TRIPOLI: Libya said on Thursday that Britain had agreed to analyze the black box from a plane crash in Turkiye on December 23 that killed a Libyan military delegation, including the head of its army.
General Mohammed Al-Haddad and four aides died after a visit to Ankara, with Turkish officials saying an electrical failure caused their Falcon 50 jet to crash shortly after takeoff.
Three crew members, two of them French, were also killed.
The aircraft’s black box flight recorder was found on farmland near the crash site.
“We coordinated directly with Britain for the analysis” of the black box, Mohamed Al-Chahoubi, transport minister in the Government of National Unity (GNU), said at a press conference in Tripoli.
General Haddad was very popular in Libya despite deep divisions between west and east.
The North African country has been split since a NATO-backed revolt toppled and killed longtime leader Muammar Qaddafi in 2011.
Haddad was chief of staff for the internationally recognized GNU, which controls the west. The east is run by military ruler Khalifa Haftar.
Chahoubi told AFP a request for the analysis was “made to Germany, which demanded France’s assistance” to examine the aircraft’s flight recorders.
“However, the Chicago Convention stipulates that the country analizing the black box must be neutral,” he said.
“Since France is a manufacturer of the aircraft and the crew was French, it is not qualified to participate. The United Kingdom, on the other hand, was accepted by Libya and Turkiye.”
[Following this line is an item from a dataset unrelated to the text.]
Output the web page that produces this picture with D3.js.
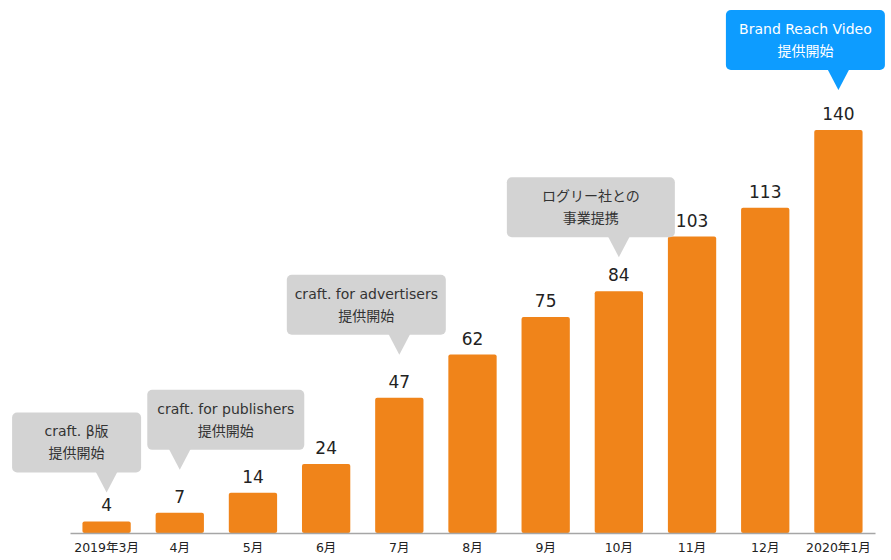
<!DOCTYPE html>
<html>
<head>
<meta charset="utf-8">
<script src="https://cdn.jsdelivr.net/npm/d3@7"></script>
<style>
  body { margin: 0; background: #fff; }
  svg text { font-family: "DejaVu Sans", "Noto Sans CJK JP", sans-serif; }
</style>
</head>
<body>
<div id="chart"></div>
<script>
// data
const months = ['2019年3月', '4月', '5月', '6月', '7月', '8月', '9月', '10月', '11月', '12月', '2020年1月'];
const counts = [4, 7, 14, 24, 47, 62, 75, 84, 103, 113, 140];

// callouts: which month + text lines
const noteMonths = ['2019年3月', '4月', '7月', '10月', '2020年1月'];
const noteLines = [
    ['craft. β版', '提供開始'],
    ['craft. for publishers', '提供開始'],
    ['craft. for advertisers', '提供開始'],
    ['ログリー社との', '事業提携'],
    ['Brand Reach Video', '提供開始']
];
const noteHighlight = [false, false, false, false, true];

// callout layout (tip above bar top, box width, box shift from tip)
const noteTipGap = [29, 43, 43, 34, 40];
const noteWidth = [129, 157, 159, 168, 159];
const noteShift = [-30, 46, -33, -28, -33];

const W = 891, H = 560;
const baseY = 533;

const svg = d3.select('#chart').append('svg')
    .attr('width', W)
    .attr('height', H);

const x = d3.scaleBand()
    .domain(months)
    .range([70, 875])
    .paddingInner(0.34)
    .paddingOuter(0.17);

const y = d3.scaleLinear()
    .domain([0, 140])
    .range([baseY, 130]);

// bars
svg.append('g')
    .selectAll('rect')
    .data(counts)
    .join('rect')
    .attr('x', (d, i) => x(months[i]))
    .attr('y', d => y(d))
    .attr('width', x.bandwidth())
    .attr('height', d => baseY - y(d))
    .attr('rx', 2)
    .attr('fill', '#f0841a');

// value labels
svg.append('g')
    .selectAll('text')
    .data(counts)
    .join('text')
    .attr('x', (d, i) => x(months[i]) + x.bandwidth() / 2)
    .attr('y', d => y(d) - 10)
    .attr('text-anchor', 'middle')
    .attr('font-size', 17)
    .attr('fill', '#222')
    .text(d => d);

// x axis
const axis = svg.append('g')
    .attr('transform', 'translate(0,' + baseY + ')')
    .call(d3.axisBottom(x).tickSize(0).tickPadding(10));
axis.select('.domain').attr('stroke', '#a6a6a6').attr('stroke-width', 1.5);
axis.selectAll('text')
    .attr('font-size', 12.5)
    .attr('fill', '#222');

// callouts
const notes = svg.append('g');
noteMonths.forEach((m, i) => {
    const v = counts[months.indexOf(m)];
    const tipX = x(m) + x.bandwidth() / 2;
    const tipY = y(v) - noteTipGap[i];
    const boxH = 60;
    const boxBottom = tipY - 20;
    const boxTop = boxBottom - boxH;
    const cx = tipX + noteShift[i];
    const fill = noteHighlight[i] ? '#0d9cff' : '#d3d3d3';
    const txt = noteHighlight[i] ? '#ffffff' : '#333';

    notes.append('rect')
        .attr('x', cx - noteWidth[i] / 2)
        .attr('y', boxTop)
        .attr('width', noteWidth[i])
        .attr('height', boxH)
        .attr('rx', 5)
        .attr('fill', fill);
    notes.append('path')
        .attr('d', 'M' + (tipX - 11) + ',' + (boxBottom - 1) + 'L' + (tipX + 11) + ',' + (boxBottom - 1) + 'L' + tipX + ',' + tipY + 'Z')
        .attr('fill', fill);
    notes.append('g')
        .selectAll('text')
        .data(noteLines[i])
        .join('text')
        .attr('x', cx)
        .attr('y', (d, j) => boxTop + 24 + j * 22)
        .attr('text-anchor', 'middle')
        .attr('font-size', 14)
        .attr('fill', txt)
        .text(d => d);
});
</script>
</body>
</html>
After meeting the British ambassador to Tripoli on Tuesday, Foreign Minister Taher Al-Baour said a joint request had been submitted by Libya and Turkiye to Britain “to obtain technical and legal support for the analysis of the black box.”
Chahoubi told Thursday’s press briefing that Britain “announced its agreement, in coordination with the Libyan Ministry of Transport and the Turkish authorities.”
He said it was not yet possible to say how long it would take to retrieve the flight data, as this depended on the state of the black box.
“The findings will be made public once they are known,” Chahoubi said, warning against “false information” and urging the public not to pay attention to rumors.